Indulge us for a moment, or two, as we wax nostalgic.
It is for some among us it may be too soon to be thinking about Christmas — although, for what it is worth, those curmudgeons have already missed a solid month of Hallmark Channel Christmas movies — but early or not, what you should not miss, no matter how many times you have seen them, is the wonderful Trinkaus Christmas holiday display.
Although the displays which grace the city’s Gansevoort, Veterans Memorial and Fort Stanwix parks are not yet aglow, city crews this week began the painstaking process of placing the holiday village and related lighting displays in place.
Each item — from the stick, wood or brick homes of the Three Little Pigs to Santa’s Workshop to the towering Winter Church to a magical train — needs to be checked and often double-checked before being placed for viewing.
Heavier pieces in the display have to be hoisted into place by crane with several pieces needed to be moved in sections and then reassembled on site.

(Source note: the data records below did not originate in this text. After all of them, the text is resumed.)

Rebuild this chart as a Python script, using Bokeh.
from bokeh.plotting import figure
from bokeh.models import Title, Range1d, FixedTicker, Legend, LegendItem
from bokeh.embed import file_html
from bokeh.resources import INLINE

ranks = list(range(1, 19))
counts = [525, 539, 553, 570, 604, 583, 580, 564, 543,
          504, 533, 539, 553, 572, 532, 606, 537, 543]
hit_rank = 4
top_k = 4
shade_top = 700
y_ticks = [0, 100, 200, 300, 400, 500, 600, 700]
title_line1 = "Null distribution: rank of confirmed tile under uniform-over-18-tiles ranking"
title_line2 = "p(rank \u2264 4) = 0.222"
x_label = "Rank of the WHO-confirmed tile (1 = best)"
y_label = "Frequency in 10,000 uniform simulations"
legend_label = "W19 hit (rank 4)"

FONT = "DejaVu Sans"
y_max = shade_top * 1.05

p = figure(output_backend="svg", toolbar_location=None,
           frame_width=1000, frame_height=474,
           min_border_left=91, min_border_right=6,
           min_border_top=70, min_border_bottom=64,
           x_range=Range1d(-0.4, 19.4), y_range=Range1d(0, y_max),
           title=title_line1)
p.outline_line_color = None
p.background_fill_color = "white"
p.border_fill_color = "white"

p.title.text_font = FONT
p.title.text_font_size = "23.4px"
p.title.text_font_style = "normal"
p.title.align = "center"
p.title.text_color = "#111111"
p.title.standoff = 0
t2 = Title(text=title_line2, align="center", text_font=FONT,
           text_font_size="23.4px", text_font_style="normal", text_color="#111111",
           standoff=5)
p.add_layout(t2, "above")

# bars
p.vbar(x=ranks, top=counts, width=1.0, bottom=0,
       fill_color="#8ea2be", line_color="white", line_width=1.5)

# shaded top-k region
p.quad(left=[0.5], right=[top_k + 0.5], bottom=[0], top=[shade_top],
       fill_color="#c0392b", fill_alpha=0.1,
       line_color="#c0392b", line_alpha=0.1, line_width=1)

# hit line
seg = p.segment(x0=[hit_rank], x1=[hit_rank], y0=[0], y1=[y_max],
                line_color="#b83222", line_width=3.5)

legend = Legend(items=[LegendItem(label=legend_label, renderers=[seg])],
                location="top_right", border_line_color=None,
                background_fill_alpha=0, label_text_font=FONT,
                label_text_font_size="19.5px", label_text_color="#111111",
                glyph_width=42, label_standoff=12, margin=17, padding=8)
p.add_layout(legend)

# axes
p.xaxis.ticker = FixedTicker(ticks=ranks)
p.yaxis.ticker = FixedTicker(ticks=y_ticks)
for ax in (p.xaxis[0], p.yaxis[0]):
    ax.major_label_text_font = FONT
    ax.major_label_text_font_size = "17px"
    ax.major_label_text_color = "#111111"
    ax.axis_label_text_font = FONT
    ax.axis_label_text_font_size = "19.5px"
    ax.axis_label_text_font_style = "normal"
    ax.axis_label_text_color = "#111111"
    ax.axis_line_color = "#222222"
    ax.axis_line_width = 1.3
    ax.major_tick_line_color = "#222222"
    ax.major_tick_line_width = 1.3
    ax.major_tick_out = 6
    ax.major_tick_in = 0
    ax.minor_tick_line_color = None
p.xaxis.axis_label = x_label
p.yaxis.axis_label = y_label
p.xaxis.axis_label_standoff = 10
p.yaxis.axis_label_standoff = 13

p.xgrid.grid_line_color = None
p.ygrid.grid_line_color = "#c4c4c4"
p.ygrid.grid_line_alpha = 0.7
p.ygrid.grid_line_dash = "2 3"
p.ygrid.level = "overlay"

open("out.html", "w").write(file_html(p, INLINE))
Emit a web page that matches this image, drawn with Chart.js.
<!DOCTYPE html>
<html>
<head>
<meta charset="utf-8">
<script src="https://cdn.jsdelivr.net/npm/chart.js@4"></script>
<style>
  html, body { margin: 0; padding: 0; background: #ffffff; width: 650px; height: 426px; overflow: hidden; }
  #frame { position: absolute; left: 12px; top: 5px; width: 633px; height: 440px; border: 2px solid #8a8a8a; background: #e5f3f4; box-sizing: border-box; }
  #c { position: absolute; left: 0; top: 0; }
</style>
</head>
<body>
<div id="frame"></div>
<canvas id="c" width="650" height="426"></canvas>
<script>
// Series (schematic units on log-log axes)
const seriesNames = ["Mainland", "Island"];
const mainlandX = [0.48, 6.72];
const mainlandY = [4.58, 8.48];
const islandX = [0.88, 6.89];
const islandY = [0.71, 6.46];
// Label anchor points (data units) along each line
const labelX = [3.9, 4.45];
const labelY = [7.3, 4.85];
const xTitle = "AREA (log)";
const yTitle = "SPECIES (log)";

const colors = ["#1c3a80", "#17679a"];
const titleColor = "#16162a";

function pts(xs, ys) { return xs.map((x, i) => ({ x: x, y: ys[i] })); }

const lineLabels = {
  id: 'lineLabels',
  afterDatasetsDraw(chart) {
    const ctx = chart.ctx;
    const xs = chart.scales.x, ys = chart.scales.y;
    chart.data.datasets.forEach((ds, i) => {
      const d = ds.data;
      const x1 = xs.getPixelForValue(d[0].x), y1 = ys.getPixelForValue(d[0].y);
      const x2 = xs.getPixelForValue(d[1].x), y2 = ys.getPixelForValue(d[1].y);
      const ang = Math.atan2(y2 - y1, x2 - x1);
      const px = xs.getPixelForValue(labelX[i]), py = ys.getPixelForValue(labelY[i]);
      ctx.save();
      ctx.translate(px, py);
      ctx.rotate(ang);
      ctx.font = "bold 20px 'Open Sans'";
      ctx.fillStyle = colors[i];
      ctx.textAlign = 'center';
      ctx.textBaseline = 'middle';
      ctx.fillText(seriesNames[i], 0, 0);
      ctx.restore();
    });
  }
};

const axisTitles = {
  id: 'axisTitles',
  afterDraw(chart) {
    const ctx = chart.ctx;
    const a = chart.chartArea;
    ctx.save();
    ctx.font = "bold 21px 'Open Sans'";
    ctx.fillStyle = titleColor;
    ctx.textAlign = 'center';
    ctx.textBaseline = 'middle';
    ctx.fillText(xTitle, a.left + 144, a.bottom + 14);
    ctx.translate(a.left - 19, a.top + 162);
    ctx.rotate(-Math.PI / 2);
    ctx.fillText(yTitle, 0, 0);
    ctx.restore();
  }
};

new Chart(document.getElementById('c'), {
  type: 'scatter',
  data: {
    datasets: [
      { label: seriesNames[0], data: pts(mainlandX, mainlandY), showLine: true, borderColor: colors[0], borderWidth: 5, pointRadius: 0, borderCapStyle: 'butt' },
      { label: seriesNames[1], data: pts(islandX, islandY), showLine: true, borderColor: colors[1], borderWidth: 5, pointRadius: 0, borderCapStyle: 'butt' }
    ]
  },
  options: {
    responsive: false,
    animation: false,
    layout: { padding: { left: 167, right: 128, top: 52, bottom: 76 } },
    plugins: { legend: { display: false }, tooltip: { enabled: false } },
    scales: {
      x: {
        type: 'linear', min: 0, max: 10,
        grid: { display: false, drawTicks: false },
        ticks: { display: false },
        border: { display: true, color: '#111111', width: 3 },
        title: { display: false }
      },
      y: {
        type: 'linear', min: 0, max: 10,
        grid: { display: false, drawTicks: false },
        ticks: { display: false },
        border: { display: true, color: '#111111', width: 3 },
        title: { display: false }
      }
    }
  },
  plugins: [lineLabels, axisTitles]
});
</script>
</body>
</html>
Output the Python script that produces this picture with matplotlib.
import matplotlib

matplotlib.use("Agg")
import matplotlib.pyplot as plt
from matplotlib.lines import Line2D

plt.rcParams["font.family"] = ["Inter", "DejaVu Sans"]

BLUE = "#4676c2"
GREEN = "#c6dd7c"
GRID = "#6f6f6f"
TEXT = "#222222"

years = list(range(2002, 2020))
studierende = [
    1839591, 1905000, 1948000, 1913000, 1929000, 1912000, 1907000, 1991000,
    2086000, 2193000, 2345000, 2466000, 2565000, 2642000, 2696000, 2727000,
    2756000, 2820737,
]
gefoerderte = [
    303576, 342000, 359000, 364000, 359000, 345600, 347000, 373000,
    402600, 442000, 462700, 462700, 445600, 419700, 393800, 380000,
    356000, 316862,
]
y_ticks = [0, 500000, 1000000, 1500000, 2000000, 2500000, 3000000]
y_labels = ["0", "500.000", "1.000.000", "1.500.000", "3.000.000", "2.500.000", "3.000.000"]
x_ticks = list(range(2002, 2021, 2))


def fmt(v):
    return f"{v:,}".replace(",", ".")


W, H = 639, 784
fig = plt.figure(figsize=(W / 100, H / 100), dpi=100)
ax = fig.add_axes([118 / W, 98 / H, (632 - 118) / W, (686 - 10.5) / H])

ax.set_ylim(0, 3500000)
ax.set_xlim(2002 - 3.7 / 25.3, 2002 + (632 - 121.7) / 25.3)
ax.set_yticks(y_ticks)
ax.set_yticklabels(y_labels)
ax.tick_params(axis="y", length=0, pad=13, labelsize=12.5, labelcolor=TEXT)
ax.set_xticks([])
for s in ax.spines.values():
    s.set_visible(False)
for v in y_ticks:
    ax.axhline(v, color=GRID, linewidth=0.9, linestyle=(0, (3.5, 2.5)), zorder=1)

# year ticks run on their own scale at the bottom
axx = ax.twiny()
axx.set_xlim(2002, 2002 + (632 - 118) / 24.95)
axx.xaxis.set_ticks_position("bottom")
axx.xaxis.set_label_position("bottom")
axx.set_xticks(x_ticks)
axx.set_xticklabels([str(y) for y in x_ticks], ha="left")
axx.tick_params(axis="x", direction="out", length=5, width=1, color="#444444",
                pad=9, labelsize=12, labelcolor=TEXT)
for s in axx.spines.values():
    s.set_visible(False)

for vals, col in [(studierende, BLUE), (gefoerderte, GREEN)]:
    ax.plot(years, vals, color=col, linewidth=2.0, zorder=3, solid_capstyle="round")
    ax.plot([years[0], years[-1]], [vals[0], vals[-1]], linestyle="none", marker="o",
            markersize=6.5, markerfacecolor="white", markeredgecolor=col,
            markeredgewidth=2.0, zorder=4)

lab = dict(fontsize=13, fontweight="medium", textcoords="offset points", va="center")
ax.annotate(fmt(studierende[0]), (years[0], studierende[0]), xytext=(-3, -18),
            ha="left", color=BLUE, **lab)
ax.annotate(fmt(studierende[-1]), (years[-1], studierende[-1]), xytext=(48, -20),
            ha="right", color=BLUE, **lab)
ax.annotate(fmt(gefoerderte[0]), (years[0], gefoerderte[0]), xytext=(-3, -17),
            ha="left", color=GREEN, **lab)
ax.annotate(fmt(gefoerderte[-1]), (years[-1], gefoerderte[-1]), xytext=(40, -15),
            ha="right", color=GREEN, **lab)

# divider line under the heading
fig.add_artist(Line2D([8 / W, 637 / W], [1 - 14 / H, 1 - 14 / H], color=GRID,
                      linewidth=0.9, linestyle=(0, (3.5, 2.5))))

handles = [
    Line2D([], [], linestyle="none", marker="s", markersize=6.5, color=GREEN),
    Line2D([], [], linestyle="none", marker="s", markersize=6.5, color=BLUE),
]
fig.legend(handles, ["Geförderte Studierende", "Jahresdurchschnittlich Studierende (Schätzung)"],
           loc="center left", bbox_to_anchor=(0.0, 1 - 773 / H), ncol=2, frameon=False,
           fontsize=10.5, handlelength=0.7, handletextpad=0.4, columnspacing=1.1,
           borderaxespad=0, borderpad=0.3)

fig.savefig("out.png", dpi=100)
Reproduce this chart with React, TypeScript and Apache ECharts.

The city’s tradition when it comes to these lights dates back to the mid 1990s, but the venerable display can trace its lineage back to the mid 1950s at the former Trinkaus Manor in Oriskany.
In 1955, the Trinkaus family began its holiday lighting display outside the family’s 700-seat restaurant, sharing whimsical wishes with patrons from across the state and nation.
Each year, the family added new features, including angels, snowflakes, Santa’s village, elf workshops and a carousel.
In April 1992, a fire destroyed Trinkaus Manor, but the famous lights and displays were stored in a separate area and survived the flames. Soon after, the lights were donated by the Trinkaus family to the Rome community, where they have been loved by generations since.
The driving force behind the decorations, Andy Trinkaus, 97, arranged to helped work on the annual display well into his 90’s; and the alley, adjacent to Gansevoort Park, was renamed to honor him for his efforts.
While the displays have been updated, including new LED lights, fresh coats of paint, new supports and other fresh touches, the village remains wonderfully dated — reminiscent of earlier — and vastly less complicated — times.
It is easy, far easier than one might think, to be transported back to the days when it only took a large hot cocoa to make even the coldest day better.
We are grateful to the Trinkaus family and the city for keeping the tradition, and the memories, alive — and encourage everyone to make the short trip to North James Street when the display is operational and at its spirit-lifting best.